Effects of CrMnFeCoNi additions on microstructure, mechanical properties and wear resistance of Ti(C,N)-based cermets

Ti(C,N)-xCrMnFeCoNi-(15wt.%-x)Ni cermets (x = 0wt.%, 5wt.%, 10wt.%, 15wt.%) were fabricated by low-pressure sintering. Because of the sluggish diffusion effect of high-entropy alloy (HEA), the grain growth of cermets containing HEA binder is inhibited. The FCC binder phases of cermets with CrMnFeCoNi/Ni binders generate a uniform dispersion, motivating to form many complete and moderate rim phases and wet the ceramic particles. Furthermore, the hardness of cermets roughly increases, while the strength and fracture toughness maintain the change tendency of rising the peak and then falling with CrMnFeCoNi additions. Ti(C,N)-5wt.% CrMnFeCoNi-10wt.% Ni cermets obtains a prominent mechanical property combination with hardness of 1646 ± 13.5 HV30, strength of 2181 ± 167.2 MPa and fracture toughness of 9.1 ± 0.11 MPa m1/2. Besides, the cermets containing CrMnFeCoNi/Ni binders obtain reduced friction coefficients and low wear rates at 750 °C compared with Ti(C,N)–Ni cermets and Ti(C,N)-HEA cermets. The superior high-temperature wear resistance is ascribed to the thermal softening resistance of CrMnFeCoNi, strengthening and toughening effect of CrMnFeCoNi/Ni on matrix and the transition of wear mechanism from abrasive wear and the removal of tribochemical layers to the removal of tribochemical layers.

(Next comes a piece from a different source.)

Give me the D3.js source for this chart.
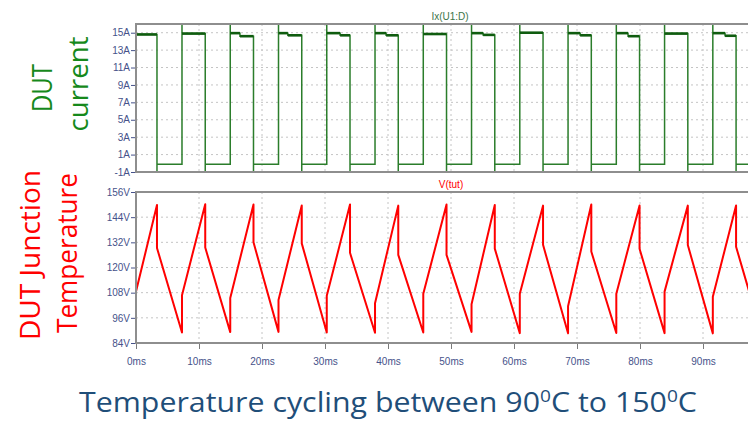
<!DOCTYPE html>
<html>
<head>
<meta charset="utf-8">
<script src="https://cdn.jsdelivr.net/npm/d3@7"></script>
<style>
  html, body { margin: 0; padding: 0; background: #ffffff; }
  svg { display: block; }
</style>
</head>
<body>
<svg id="chart" width="748" height="421"></svg>
<script>
// ---- time axis (ms); the window ends at 100 ms ----
const timeTicks = [0, 10, 20, 30, 40, 50, 60, 70, 80, 90];
const timeLabels = ["0ms", "10ms", "20ms", "30ms", "40ms", "50ms", "60ms", "70ms", "80ms", "90ms"];
const timeEnd = 100;

// ---- current panel ticks (A) ----
const currentTicks = [-1, 1, 3, 5, 7, 9, 11, 13, 15];
const currentLabels = ["-1A", "1A", "3A", "5A", "7A", "9A", "11A", "13A", "15A"];

// ---- temperature panel ticks (V = °C in the thermal model) ----
const tempTicks = [84, 96, 108, 120, 132, 144, 156];
const tempLabels = ["84V", "96V", "108V", "120V", "132V", "144V", "156V"];

// ---- switching edges of the DUT current (ms) ----
const riseTimes = [0, 7.30, 14.96, 22.62, 30.28, 37.94, 45.60, 53.26, 60.92, 68.58, 76.24, 83.90, 91.56, 99.22];
const fallTimes = [3.33, 10.99, 18.65, 26.31, 33.97, 41.63, 49.29, 56.95, 64.61, 72.27, 79.93, 87.59, 95.25];

// on-state current: level before and after the small droop step (A); step time (ms), null = flat
const highLevelA = [14.8, 14.9, 14.95, 14.95, 14.95, 14.95, 14.85, 14.95, 15.0, 14.95, 14.95, 14.9, 14.95, 14.9];
const highLevelB = [14.8, 14.9, 14.6, 14.7, 14.7, 14.7, 14.85, 14.75, 15.0, 14.7, 14.6, 14.9, 14.65, 14.9];
const highStepTimes = [null, null, 16.5, 24.1, 32.4, 39.7, null, 55.1, null, 70.5, 78.1, null, 93.5, null];
const offCurrent = -0.1;
// switching transients overshoot past the plotted range
const riseOvershoot = 18;
const fallUndershoot = -3;

// ---- junction temperature at each edge ----
const tempAtTurnOn = [90.3, 89.0, 89.2, 89.3, 89.0, 88.9, 89.0, 89.3, 88.7, 88.6, 88.8, 88.7, 88.6, 89.0];
const tempAfterTurnOn = [108.5, 106.8, 105.5, 104.5, 106.5, 103.0, 107.5, 102.5, 107.5, 101.5, 107.5, 108.5, 106.0, 106.0];
const tempAtTurnOff = [149.8, 150.2, 150.0, 149.6, 150.0, 149.5, 150.0, 149.8, 149.5, 150.0, 149.6, 149.5, 149.6];
const tempAfterTurnOff = [129.3, 129.5, 132.0, 131.5, 127.0, 126.0, 126.0, 129.0, 130.8, 127.6, 128.9, 130.7, 129.9];

// ---- build traces from the edge tables ----
const currentPts = [];
const highSegs = [];
riseTimes.forEach((r, k) => {
  const f = k < fallTimes.length ? fallTimes[k] : timeEnd;
  const step = highStepTimes[k];
  currentPts.push([r, offCurrent], [r, riseOvershoot], [r, highLevelA[k]]);
  if (step !== null) {
    currentPts.push([step, highLevelA[k]], [step, highLevelB[k]]);
    highSegs.push([[r, highLevelA[k]], [step, highLevelA[k]]], [[step, highLevelB[k]], [f, highLevelB[k]]]);
  } else {
    highSegs.push([[r, highLevelA[k]], [f, highLevelB[k]]]);
  }
  currentPts.push([f, highLevelB[k]]);
  if (k < fallTimes.length) {
    currentPts.push([f, fallUndershoot], [f, offCurrent]);
  }
});

const tempPts = [];
riseTimes.forEach((r, k) => {
  tempPts.push([r, tempAtTurnOn[k]], [r, tempAfterTurnOn[k]]);
  if (k < fallTimes.length) {
    tempPts.push([fallTimes[k], tempAtTurnOff[k]], [fallTimes[k], tempAfterTurnOff[k]]);
  }
});

// ---- layout ----
const svg = d3.select("#chart");
const x = d3.scaleLinear().domain([0, timeEnd]).range([136, 766]);
const yI = d3.scaleLinear().domain([-1, 16]).range([172, 24]);
const yT = d3.scaleLinear().domain([84, 156]).range([343, 192]);

const tickFont = "'Liberation Sans', Arial, sans-serif";
const tickColor = "#46528a";
const gridColor = "#c4c4c4";
const frameColor = "#8e8e8e";

function panel(id, yScale, gridVals) {
  const [y1, y0] = yScale.range().slice().sort((a, b) => a - b);
  const g = svg.append("g");
  g.append("rect")
    .attr("x", x(0)).attr("y", y1)
    .attr("width", x(timeEnd) - x(0)).attr("height", y0 - y1)
    .attr("fill", "#ffffff");
  // dotted grid
  g.selectAll(".hgrid").data(gridVals).enter().append("line")
    .attr("x1", x(0)).attr("x2", x(timeEnd))
    .attr("y1", d => yScale(d)).attr("y2", d => yScale(d))
    .attr("stroke", gridColor).attr("stroke-width", 1).attr("stroke-dasharray", "2,3");
  g.selectAll(".vgrid").data(timeTicks.filter(t => t > 0)).enter().append("line")
    .attr("x1", d => x(d)).attr("x2", d => x(d))
    .attr("y1", y1).attr("y2", y0)
    .attr("stroke", gridColor).attr("stroke-width", 1).attr("stroke-dasharray", "2,3");
  svg.append("clipPath").attr("id", id)
    .append("rect").attr("x", x(0)).attr("y", y1)
    .attr("width", x(timeEnd) - x(0)).attr("height", y0 - y1);
  return { g, y0, y1 };
}

const pI = panel("clipI", yI, currentTicks.filter(v => v > -1));
const pT = panel("clipT", yT, tempTicks.filter(v => v > 84 && v < 156));

// ---- current trace ----
const lineI = d3.line().x(d => x(d[0])).y(d => yI(d[1]));
const gI = svg.append("g").attr("clip-path", "url(#clipI)");
gI.append("path").datum(currentPts)
  .attr("d", lineI).attr("fill", "none")
  .attr("stroke", "#2b7d2b").attr("stroke-width", 1.5);
gI.selectAll(".hi").data(highSegs).enter().append("path")
  .attr("d", lineI).attr("fill", "none")
  .attr("stroke", "#0f5c0f").attr("stroke-width", 2.6);

// ---- temperature trace ----
const lineT = d3.line().x(d => x(d[0])).y(d => yT(d[1]));
svg.append("g").attr("clip-path", "url(#clipT)")
  .append("path").datum(tempPts)
  .attr("d", lineT).attr("fill", "none")
  .attr("stroke", "#ff0000").attr("stroke-width", 2)
  .attr("stroke-linejoin", "round");

// ---- frames ----
[pI, pT].forEach(p => {
  svg.append("rect")
    .attr("x", x(0)).attr("y", p.y1)
    .attr("width", x(timeEnd) - x(0)).attr("height", p.y0 - p.y1)
    .attr("fill", "none").attr("stroke", frameColor).attr("stroke-width", 2);
});

// ---- axes ----
function styleAxis(sel) {
  sel.select(".domain").remove();
  sel.selectAll("text").attr("font-family", tickFont).attr("font-size", 10).attr("fill", tickColor);
}
svg.append("g").attr("transform", `translate(${x(0) - 1},0)`)
  .call(d3.axisLeft(yI).tickValues(currentTicks)
    .tickFormat((d, i) => currentLabels[i]).tickSize(4).tickPadding(1))
  .call(styleAxis)
  .selectAll("line").attr("stroke", tickColor);
svg.append("g").attr("transform", `translate(${x(0) - 1},0)`)
  .call(d3.axisLeft(yT).tickValues(tempTicks)
    .tickFormat((d, i) => tempLabels[i]).tickSize(4).tickPadding(1))
  .call(styleAxis)
  .selectAll("line").attr("stroke", tickColor);
svg.append("g").attr("transform", `translate(0,${yT.range()[0] + 1})`)
  .call(d3.axisBottom(x).tickValues(timeTicks)
    .tickFormat((d, i) => timeLabels[i]).tickSize(5).tickPadding(9))
  .call(styleAxis)
  .selectAll("line").attr("stroke", "#7a7a7a");

// ---- trace names ----
svg.append("text").attr("x", 450).attr("y", 20)
  .attr("text-anchor", "middle").attr("font-family", tickFont).attr("font-size", 10)
  .attr("fill", "#3b7548").text("Ix(U1:D)");
svg.append("text").attr("x", 451).attr("y", 188)
  .attr("text-anchor", "middle").attr("font-family", tickFont).attr("font-size", 10)
  .attr("fill", "#ff0000").text("V(tut)");

// ---- side captions ----
const capFont = "'Open Sans', 'Noto Sans', sans-serif";
function sideLabel(text, bx, cy, len, color) {
  svg.append("text")
    .attr("transform", `translate(${bx},${cy}) rotate(-90)`)
    .attr("text-anchor", "middle")
    .attr("font-family", capFont).attr("font-size", 28)
    .attr("fill", color)
    .attr("textLength", len).attr("lengthAdjust", "spacingAndGlyphs")
    .text(text);
}
sideLabel("DUT", 52, 88, 48, "#16891b");
sideLabel("current", 88, 84, 95, "#16891b");
sideLabel("DUT Junction", 40, 255, 170, "#ff0000");
sideLabel("Temperature", 77, 253, 160, "#ff0000");

// ---- caption: pieces laid out left to right, superscripts raised ----
const capParts = [
  { t: "Temperature cycling between 90", sup: false },
  { t: "0", sup: true },
  { t: "C to 150", sup: false },
  { t: "0", sup: true },
  { t: "C", sup: false }
];
const capLeft = 79, capWidth = 618, capBase = 412;
const capG = svg.append("g").attr("font-family", capFont).attr("fill", "#1f4e79");
const capNodes = capParts.map(p => capG.append("text")
  .attr("y", p.sup ? capBase - 10 : capBase)
  .attr("font-size", p.sup ? 17 : 27)
  .text(p.t));
const natural = capNodes.reduce((s, n) => s + n.node().getComputedTextLength(), 0);
const squeeze = capWidth / natural;
let cx = capLeft;
capNodes.forEach(n => {
  const w = n.node().getComputedTextLength();
  n.attr("x", cx).attr("textLength", w * squeeze).attr("lengthAdjust", "spacingAndGlyphs");
  cx += w * squeeze;
});
</script>
</body>
</html>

The cutting lifetime of cermets containing CrMnFeCoNi/Ni binders is increased by 40%–70% in comparison with Ti(C,N)–Ni cermets during machining 17-4 PH stainless steel. Concisely, Ti(C,N)-based cermets with outstanding mechanical, wear resistance and cutting properties can be obtained by partially replacing Ni with 5–10 wt.% CrMnFeCoNi.